Abraham se esconde detrás de un sombrero y un verbo florido. Jamás hubiera reconocido a la persona detrás de los textos, quizá por la timidez, quizá por esa socarronería que en persona es mucho más evidente que en las palabras. Detrás de todo ello hay un tremendo gourmet con sensibilidad que, como no puede ser de otra manera, da lugar a un cocinero de primer nivel.
Vale, no está de moda, vale, no es un tipo dócil. Pero es que en Viridiana se come maravillosamente. Los embutidos que de tanto en tanto se trae de Can Ravell, sus huevos con crema de hongos y trufa, la carne de toro de lidia del encaste Domeq-Jandilla, sea en brocheta o en carpaccio, las impresionantes croquetas de oveja latxa -la misma con la que se hace el maravilloso Ossau Iraty y las que él dice que "con total inmodestia son las mejores del mundo"-, el foie ahumado en madera de arce con chutney de naranjas amargas y sauternes, el impresionante gazpacho con fresones y arenque del Báltico, las lentejas estofadas al curry, sus platos de cerdo -la presa, como nadie-, los caracoles a la "llauna" -los mejores que haya tomado-, sus risottos, la caza, los quesos , la inmensa carta de vinos, los mejores destilados.

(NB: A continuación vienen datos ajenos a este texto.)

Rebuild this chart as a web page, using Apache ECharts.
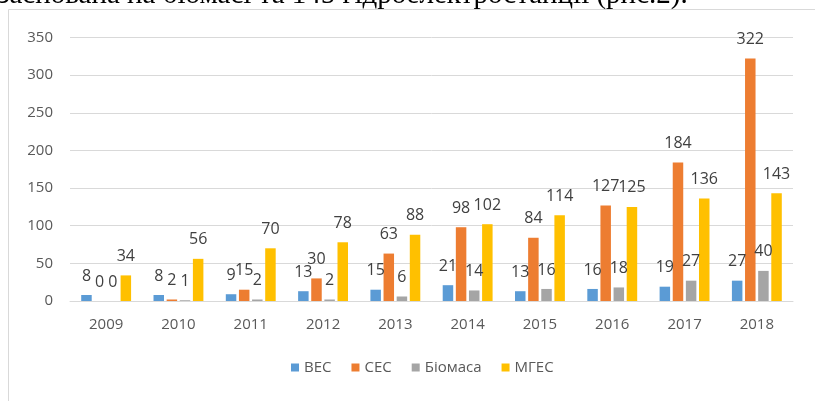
<!DOCTYPE html>
<html>
<head>
<meta charset="utf-8">
<script src="https://cdn.jsdelivr.net/npm/echarts@6/dist/echarts.min.js"></script>
<style>
html,body{margin:0;padding:0;background:#fff;}
#chart{width:815px;height:401px;}
</style>
</head>
<body>
<div id="chart"></div>
<script>
const categories = ['2009','2010','2011','2012','2013','2014','2015','2016','2017','2018'];
const seriesNames = ['ВЕС','СЕС','Біомаса','МГЕС'];
const vesValues = [8, 8, 9, 13, 15, 21, 13, 16, 19, 27];
const sesValues = [0, 2, 15, 30, 63, 98, 84, 127, 184, 322];
const biomassValues = [0, 1, 2, 2, 6, 14, 16, 18, 27, 40];
const mgesValues = [34, 56, 70, 78, 88, 102, 114, 125, 136, 143];
const yTicks = [0, 50, 100, 150, 200, 250, 300, 350];
const headerText = 'заснована на біомасі та 145 гідроелектростанції (рис.2).';

const colors = ['#5B9BD5', '#ED7D31', '#A5A5A5', '#FFC000'];
const font = "'Open Sans', 'Noto Sans', sans-serif";
const allValues = [vesValues, sesValues, biomassValues, mgesValues];

const chart = echarts.init(document.getElementById('chart'), null, {renderer: 'canvas'});
const series = seriesNames.map((name, i) => ({
  name: name,
  type: 'bar',
  data: allValues[i],
  itemStyle: {color: colors[i]},
  barGap: '25%',
  barCategoryGap: '31%',
  label: {
    show: true,
    position: 'top',
    distance: 11,
    color: '#404040',
    fontFamily: font,
    fontSize: 16
  }
}));

chart.setOption({
  backgroundColor: '#ffffff',
  animation: false,
  grid: {left: 70, right: 22, top: 37.5, bottom: 100},
  legend: {
    data: seriesNames,
    bottom: 21,
    left: 286,
    icon: 'rect',
    itemWidth: 8,
    itemHeight: 8,
    itemGap: 20,
    textStyle: {color: '#595959', fontFamily: font, fontSize: 15}
  },
  xAxis: {
    type: 'category',
    data: categories,
    axisLine: {lineStyle: {color: '#d9d9d9'}},
    axisTick: {show: false},
    axisLabel: {color: '#595959', fontFamily: font, fontSize: 15, margin: 16}
  },
  yAxis: {
    type: 'value',
    min: yTicks[0],
    max: yTicks[yTicks.length - 1],
    interval: 50,
    axisLine: {show: false},
    axisTick: {show: false},
    splitLine: {lineStyle: {color: '#d9d9d9', width: 1}},
    axisLabel: {color: '#595959', fontFamily: font, fontSize: 15, margin: 17}
  },
  graphic: [
    {
      type: 'rect',
      shape: {x: 8.5, y: 9.5, width: 1000, height: 600},
      style: {fill: 'none', stroke: '#d9d9d9', lineWidth: 1},
      silent: true
    },
    {
      type: 'text',
      left: -2,
      top: -19,
      style: {
        text: headerText,
        fill: '#000',
        font: "29px 'Liberation Serif', 'DejaVu Serif', serif"
      },
      silent: true
    }
  ],
  series: series
});
</script>
</body>
</html>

Comer en Viridiana es una fiesta, es una liturgia, es la gastronomía en mayúsculas, va del aperitivo al puro y al destilado, son las cuatro mejores horas que se venden en Madrid. Es fácil vender exceso, lo difícil es hacerlo con la concreción y el producto con la que lo hace Abraham, porque podría parecer que las cosas son como son por casualidad y sin embargo no hay nada hecho al buen tuntún en su cocina.
Aunque apoyemos al personal más joven que acaba de llegar -cosa importante- yo creo que es cosa de empezar a reconocerle su inmensa categoría; ha enseñado a comer a toda una generación de gourmets, ha enseñado a cocinar a lo mejor que brota en Madrid y treinta años después sigue en cabeza de la gastronomía madrileña -con al menos un cuerpo de ventaja sobre el siguiente- con el desgaste que ello supone. No es moco de pavo.